New Delhi, April 12: Call it the petro paradox: even as the war raged in Iraq, purchases of crude from the Persian Gulf had actually been stepped up to fill the gap caused by the disruption in Nigerian supplies.
Sources disclose that Indian Oil Corporation (IOC) normally buys around 0.5 million tonnes of oil every month from Kuwait.
However, during March this year, the company picked up one million tonnes of crude from the Kuwaiti port of Mina Al Ahmedi, which is a stone’s throw from Iraq’s Umm Qasr port.
In fact, while British troops were fighting a fierce battle for the control of Basra, Indian ships were loading crude oil and LPG in nearby Mina Al Ahmedi.
Four very large crude carriers (VLCCs) were chartered to bring crude from the Persian Gulf to Indian shores at the normal market-related freight. “There was no extra war premium paid on the freight charges,” a senior IOC official said.
IOC also bought a cargo of LPG from Kuwait during March. Another three cargoes were picked up from Saudi Arabia and two from Abu Dhabi. Each LPG cargo weighs 13,000 tonnes.
Sources say that some consignments of crude to be picked up from Nigeria in March had to be cancelled due to the bloody tribal strife that disrupted crude production in that country.

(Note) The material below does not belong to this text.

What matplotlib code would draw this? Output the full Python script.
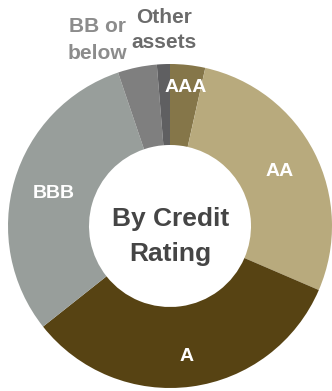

Similarly, the initial purchases scheduled from Nigeria for April have also been scaled down as production has yet to pick up to normal levels.
The purchases of LPG from the Gulf during April will also be higher as nine ship-loads of the gas are being imported. With the exception of one ship-load from Malaysia, the other eight cargoes will be coming from the Gulf.
Nigeria has emerged as the single largest source of crude supplies for India. Reliable sources disclose that during the current financial year, India has imported more crude from Nigeria than even Saudi Arabia.
Statistics for the seven-month period between April to October, 2002 reveal that 6.8 million tonnes of crude was imported from Nigeria compared with 5.1 million tonnes bought from Saudi Arabia, which was the second largest supplier.
Oil industry specialists attribute the spurt in crude prices preceding the Iraq war, to vested interests which deliberately exaggerated the fallout of the war. This enabled them to make a fast buck through speculation. The ground realities are quite different since the war as expected has been “contained” within Iraq’s border.
The alarmist picture of prices spinning out of control was not supported by the Gulf war experience in 1991 either. At that time, Saddam Hussein’s military machine was intact and Kuwaiti oil fields were also set ablaze by the retreating Iraqis.
Yet prices had come down suddenly after a short spurt. Similarly, during the Iraq-Iran war, ships were sailing normally to Gulf ports.